__Written request__. Restate the opening lines of the material below word for word, stopping after the line that contains "from bokeh.resources import INLINE".
====
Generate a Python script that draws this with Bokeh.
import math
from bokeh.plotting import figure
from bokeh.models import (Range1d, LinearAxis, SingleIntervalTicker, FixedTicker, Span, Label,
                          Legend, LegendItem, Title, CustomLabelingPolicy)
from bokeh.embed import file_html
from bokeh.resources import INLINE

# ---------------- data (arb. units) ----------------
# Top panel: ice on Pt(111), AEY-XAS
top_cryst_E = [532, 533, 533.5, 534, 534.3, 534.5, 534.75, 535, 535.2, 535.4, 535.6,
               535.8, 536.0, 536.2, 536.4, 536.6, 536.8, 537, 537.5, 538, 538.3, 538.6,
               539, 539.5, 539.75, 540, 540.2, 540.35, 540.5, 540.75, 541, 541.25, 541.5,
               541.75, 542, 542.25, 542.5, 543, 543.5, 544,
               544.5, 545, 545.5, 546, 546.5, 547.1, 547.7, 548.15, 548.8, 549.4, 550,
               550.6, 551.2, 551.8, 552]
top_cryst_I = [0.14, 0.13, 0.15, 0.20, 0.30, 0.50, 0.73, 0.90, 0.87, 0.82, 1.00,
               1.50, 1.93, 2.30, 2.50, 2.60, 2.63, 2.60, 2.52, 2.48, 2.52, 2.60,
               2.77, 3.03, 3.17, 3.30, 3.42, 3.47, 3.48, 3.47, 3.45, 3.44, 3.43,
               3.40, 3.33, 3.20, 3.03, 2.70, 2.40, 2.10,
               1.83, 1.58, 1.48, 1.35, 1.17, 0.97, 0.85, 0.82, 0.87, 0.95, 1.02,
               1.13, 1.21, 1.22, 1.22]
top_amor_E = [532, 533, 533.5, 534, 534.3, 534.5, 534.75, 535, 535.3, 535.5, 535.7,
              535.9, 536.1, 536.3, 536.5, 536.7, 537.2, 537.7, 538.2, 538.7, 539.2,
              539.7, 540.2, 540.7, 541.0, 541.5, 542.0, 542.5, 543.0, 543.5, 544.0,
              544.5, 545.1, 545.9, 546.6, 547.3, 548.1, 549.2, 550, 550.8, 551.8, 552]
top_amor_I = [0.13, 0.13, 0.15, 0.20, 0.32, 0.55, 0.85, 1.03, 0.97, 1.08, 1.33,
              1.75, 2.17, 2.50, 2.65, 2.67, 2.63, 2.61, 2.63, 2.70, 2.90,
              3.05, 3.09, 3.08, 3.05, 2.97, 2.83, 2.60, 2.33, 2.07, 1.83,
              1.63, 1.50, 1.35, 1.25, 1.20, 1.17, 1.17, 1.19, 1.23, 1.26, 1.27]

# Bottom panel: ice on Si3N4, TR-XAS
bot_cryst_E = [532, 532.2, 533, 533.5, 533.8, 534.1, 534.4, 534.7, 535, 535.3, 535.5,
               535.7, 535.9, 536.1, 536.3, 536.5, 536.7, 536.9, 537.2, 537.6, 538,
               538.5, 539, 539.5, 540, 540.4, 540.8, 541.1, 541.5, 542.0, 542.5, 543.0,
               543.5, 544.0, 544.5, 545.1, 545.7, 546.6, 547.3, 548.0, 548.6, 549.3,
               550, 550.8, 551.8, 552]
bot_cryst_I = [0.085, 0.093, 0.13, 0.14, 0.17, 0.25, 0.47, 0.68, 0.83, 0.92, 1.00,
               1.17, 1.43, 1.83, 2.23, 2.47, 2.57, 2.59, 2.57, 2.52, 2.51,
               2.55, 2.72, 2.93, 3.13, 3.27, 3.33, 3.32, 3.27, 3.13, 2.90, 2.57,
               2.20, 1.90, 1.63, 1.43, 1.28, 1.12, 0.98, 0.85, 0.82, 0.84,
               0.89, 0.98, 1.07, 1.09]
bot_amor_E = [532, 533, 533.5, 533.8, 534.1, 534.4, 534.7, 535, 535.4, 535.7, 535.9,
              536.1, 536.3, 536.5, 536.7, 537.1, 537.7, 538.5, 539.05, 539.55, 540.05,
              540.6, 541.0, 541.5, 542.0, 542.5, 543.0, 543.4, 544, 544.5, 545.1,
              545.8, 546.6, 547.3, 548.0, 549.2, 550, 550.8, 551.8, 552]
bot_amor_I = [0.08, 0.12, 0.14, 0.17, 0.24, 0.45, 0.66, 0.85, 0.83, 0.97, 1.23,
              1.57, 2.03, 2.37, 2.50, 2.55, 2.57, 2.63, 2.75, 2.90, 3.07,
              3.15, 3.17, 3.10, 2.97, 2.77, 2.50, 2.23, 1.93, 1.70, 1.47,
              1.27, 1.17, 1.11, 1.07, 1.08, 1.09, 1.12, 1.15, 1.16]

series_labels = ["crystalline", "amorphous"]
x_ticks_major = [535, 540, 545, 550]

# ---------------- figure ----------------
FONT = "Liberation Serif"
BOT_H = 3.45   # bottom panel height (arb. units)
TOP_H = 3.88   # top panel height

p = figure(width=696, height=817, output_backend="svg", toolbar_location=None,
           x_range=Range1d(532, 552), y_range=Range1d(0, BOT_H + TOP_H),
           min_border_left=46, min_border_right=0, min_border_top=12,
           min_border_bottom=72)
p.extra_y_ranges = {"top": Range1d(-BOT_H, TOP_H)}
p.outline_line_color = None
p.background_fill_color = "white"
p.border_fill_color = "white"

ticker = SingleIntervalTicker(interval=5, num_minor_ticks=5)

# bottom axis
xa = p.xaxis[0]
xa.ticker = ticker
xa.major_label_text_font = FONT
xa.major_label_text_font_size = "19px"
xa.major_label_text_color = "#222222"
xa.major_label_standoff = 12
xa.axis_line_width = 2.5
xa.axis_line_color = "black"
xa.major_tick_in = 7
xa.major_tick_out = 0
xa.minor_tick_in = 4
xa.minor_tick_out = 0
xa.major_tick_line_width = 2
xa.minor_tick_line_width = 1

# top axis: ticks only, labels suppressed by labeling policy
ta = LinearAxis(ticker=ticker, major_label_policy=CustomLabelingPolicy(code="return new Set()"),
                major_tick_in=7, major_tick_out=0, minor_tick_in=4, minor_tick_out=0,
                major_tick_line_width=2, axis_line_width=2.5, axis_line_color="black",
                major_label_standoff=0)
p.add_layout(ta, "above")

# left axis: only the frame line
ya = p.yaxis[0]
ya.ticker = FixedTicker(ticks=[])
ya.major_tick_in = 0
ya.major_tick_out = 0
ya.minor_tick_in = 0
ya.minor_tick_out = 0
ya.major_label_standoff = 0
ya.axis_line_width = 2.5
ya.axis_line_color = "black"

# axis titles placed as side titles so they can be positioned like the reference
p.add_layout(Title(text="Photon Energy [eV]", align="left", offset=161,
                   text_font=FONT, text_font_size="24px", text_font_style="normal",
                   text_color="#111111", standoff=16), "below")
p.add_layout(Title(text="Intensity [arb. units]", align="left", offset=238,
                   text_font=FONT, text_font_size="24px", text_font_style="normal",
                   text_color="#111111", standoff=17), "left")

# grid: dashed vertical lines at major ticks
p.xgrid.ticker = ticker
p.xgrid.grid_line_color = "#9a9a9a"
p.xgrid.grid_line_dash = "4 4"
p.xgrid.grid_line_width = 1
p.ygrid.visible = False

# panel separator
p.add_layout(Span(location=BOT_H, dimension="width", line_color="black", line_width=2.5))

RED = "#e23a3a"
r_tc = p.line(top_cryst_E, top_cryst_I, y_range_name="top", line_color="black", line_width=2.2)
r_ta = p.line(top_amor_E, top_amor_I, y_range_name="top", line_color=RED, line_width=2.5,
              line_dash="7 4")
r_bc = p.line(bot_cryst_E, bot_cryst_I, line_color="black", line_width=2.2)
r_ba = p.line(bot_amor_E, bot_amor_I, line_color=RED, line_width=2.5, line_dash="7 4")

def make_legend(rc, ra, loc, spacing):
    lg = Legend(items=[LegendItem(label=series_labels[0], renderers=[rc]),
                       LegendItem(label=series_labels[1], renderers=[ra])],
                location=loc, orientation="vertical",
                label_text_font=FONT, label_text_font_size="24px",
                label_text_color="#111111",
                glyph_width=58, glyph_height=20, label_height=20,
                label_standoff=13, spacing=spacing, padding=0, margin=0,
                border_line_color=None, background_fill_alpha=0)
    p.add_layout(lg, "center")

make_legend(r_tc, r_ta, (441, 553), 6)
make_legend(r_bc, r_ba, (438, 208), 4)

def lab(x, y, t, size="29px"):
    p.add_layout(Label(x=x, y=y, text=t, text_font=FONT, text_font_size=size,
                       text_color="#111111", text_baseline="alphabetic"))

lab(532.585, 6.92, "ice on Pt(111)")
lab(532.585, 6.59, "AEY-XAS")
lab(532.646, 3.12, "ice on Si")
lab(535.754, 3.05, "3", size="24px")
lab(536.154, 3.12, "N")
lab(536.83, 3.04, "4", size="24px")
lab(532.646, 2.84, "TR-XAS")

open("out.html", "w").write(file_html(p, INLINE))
====
__Result__.
Generate a Python script that draws this with Bokeh.
import math
from bokeh.plotting import figure
from bokeh.models import (Range1d, LinearAxis, SingleIntervalTicker, FixedTicker, Span, Label,
                          Legend, LegendItem, Title, CustomLabelingPolicy)
from bokeh.embed import file_html
from bokeh.resources import INLINE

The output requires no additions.